Task to carry out → Below is some material; set it all down exactly, apart from the pictures.

>> START

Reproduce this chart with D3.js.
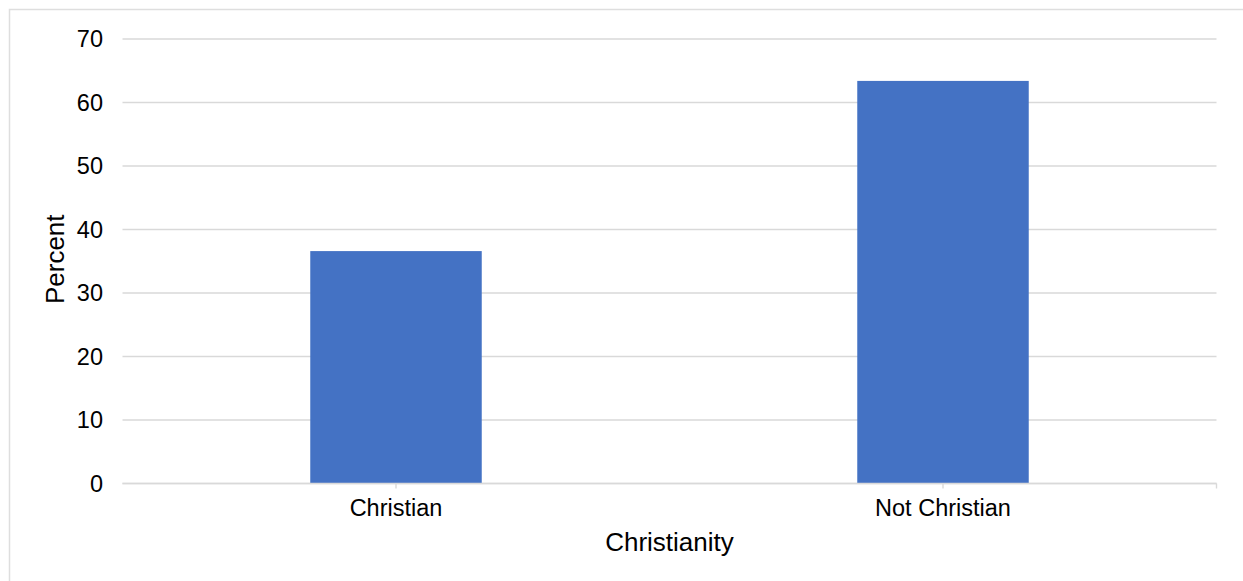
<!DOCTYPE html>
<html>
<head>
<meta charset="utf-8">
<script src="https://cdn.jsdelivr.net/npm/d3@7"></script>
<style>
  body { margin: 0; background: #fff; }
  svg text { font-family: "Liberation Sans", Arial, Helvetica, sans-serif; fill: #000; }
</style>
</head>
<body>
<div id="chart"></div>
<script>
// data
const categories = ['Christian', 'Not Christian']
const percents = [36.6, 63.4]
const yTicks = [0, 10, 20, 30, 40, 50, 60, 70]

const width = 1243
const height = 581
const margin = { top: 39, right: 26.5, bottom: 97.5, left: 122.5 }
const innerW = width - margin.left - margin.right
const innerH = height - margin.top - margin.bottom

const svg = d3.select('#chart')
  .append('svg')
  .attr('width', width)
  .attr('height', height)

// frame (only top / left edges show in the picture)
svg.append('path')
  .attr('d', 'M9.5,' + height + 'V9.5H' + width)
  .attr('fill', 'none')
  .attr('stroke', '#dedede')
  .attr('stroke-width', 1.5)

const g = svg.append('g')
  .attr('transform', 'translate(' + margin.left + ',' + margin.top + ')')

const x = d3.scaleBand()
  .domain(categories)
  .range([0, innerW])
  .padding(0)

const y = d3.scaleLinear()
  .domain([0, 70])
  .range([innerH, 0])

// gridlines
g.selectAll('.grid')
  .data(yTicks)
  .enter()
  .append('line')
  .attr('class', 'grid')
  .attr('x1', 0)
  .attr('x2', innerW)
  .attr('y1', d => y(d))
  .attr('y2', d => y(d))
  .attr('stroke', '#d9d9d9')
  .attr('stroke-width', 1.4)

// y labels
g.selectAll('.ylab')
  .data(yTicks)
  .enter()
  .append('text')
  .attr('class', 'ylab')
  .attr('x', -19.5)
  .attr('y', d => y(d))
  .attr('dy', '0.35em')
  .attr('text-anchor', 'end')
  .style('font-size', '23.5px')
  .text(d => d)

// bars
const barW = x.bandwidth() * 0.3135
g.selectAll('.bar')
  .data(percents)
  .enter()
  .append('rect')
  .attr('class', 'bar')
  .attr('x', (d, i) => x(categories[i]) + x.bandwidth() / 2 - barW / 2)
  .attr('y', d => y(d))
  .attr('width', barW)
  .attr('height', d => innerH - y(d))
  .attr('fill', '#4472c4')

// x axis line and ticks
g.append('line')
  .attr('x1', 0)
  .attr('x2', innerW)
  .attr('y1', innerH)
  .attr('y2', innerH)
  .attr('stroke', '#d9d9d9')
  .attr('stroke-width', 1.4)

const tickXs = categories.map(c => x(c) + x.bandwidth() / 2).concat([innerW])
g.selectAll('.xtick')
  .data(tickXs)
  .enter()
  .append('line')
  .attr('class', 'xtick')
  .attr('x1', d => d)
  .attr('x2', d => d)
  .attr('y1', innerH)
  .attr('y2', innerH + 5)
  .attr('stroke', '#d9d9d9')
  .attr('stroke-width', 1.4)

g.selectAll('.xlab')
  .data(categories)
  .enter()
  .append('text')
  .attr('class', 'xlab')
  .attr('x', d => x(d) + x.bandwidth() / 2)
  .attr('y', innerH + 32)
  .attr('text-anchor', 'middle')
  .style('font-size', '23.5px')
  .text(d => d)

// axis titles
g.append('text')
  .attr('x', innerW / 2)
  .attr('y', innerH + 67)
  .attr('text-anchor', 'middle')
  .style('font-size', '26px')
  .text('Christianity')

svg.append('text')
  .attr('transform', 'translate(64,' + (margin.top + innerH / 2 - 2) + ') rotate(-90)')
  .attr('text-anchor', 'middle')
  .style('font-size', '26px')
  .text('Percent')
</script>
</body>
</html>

>> END

Solution →
Reproduce this chart with D3.js.
<!DOCTYPE html>
<html>
<head>
<meta charset="utf-8">
<script src="https://cdn.jsdelivr.net/npm/d3@7"></script>
<style>
  body { margin: 0; background: #fff; }
  svg text { font-family: "Liberation Sans", Arial, Helvetica, sans-serif; fill: #000; }
</style>
</head>
<body>
<div id="chart"></div>
<script>
// data
const categories = ['Christian', 'Not Christian']
const percents = [36.6, 63.4]
const yTicks = [0, 10, 20, 30, 40, 50, 60, 70]

const width = 1243
const height = 581
const margin = { top: 39, right: 26.5, bottom: 97.5, left: 122.5 }
const innerW = width - margin.left - margin.right
const innerH = height - margin.top - margin.bottom

const svg = d3.select('#chart')
  .append('svg')
  .attr('width', width)
  .attr('height', height)

// frame (only top / left edges show in the picture)
svg.append('path')
  .attr('d', 'M9.5,' + height + 'V9.5H' + width)
  .attr('fill', 'none')
  .attr('stroke', '#dedede')
  .attr('stroke-width', 1.5)

const g = svg.append('g')
  .attr('transform', 'translate(' + margin.left + ',' + margin.top + ')')

const x = d3.scaleBand()
  .domain(categories)
  .range([0, innerW])
  .padding(0)

const y = d3.scaleLinear()
  .domain([0, 70])
  .range([innerH, 0])

// gridlines
g.selectAll('.grid')
  .data(yTicks)
  .enter()
  .append('line')
  .attr('class', 'grid')
  .attr('x1', 0)
  .attr('x2', innerW)
  .attr('y1', d => y(d))
  .attr('y2', d => y(d))
  .attr('stroke', '#d9d9d9')
  .attr('stroke-width', 1.4)

// y labels
g.selectAll('.ylab')
  .data(yTicks)
  .enter()
  .append('text')
  .attr('class', 'ylab')
  .attr('x', -19.5)
  .attr('y', d => y(d))
  .attr('dy', '0.35em')
  .attr('text-anchor', 'end')
  .style('font-size', '23.5px')
  .text(d => d)

// bars
const barW = x.bandwidth() * 0.3135
g.selectAll('.bar')
  .data(percents)
  .enter()
  .append('rect')
  .attr('class', 'bar')
  .attr('x', (d, i) => x(categories[i]) + x.bandwidth() / 2 - barW / 2)
  .attr('y', d => y(d))
  .attr('width', barW)
  .attr('height', d => innerH - y(d))
  .attr('fill', '#4472c4')

// x axis line and ticks
g.append('line')
  .attr('x1', 0)
  .attr('x2', innerW)
  .attr('y1', innerH)
  .attr('y2', innerH)
  .attr('stroke', '#d9d9d9')
  .attr('stroke-width', 1.4)

const tickXs = categories.map(c => x(c) + x.bandwidth() / 2).concat([innerW])
g.selectAll('.xtick')
  .data(tickXs)
  .enter()
  .append('line')
  .attr('class', 'xtick')
  .attr('x1', d => d)
  .attr('x2', d => d)
  .attr('y1', innerH)
  .attr('y2', innerH + 5)
  .attr('stroke', '#d9d9d9')
  .attr('stroke-width', 1.4)

g.selectAll('.xlab')
  .data(categories)
  .enter()
  .append('text')
  .attr('class', 'xlab')
  .attr('x', d => x(d) + x.bandwidth() / 2)
  .attr('y', innerH + 32)
  .attr('text-anchor', 'middle')
  .style('font-size', '23.5px')
  .text(d => d)

// axis titles
g.append('text')
  .attr('x', innerW / 2)
  .attr('y', innerH + 67)
  .attr('text-anchor', 'middle')
  .style('font-size', '26px')
  .text('Christianity')

svg.append('text')
  .attr('transform', 'translate(64,' + (margin.top + innerH / 2 - 2) + ') rotate(-90)')
  .attr('text-anchor', 'middle')
  .style('font-size', '26px')
  .text('Percent')
</script>
</body>
</html>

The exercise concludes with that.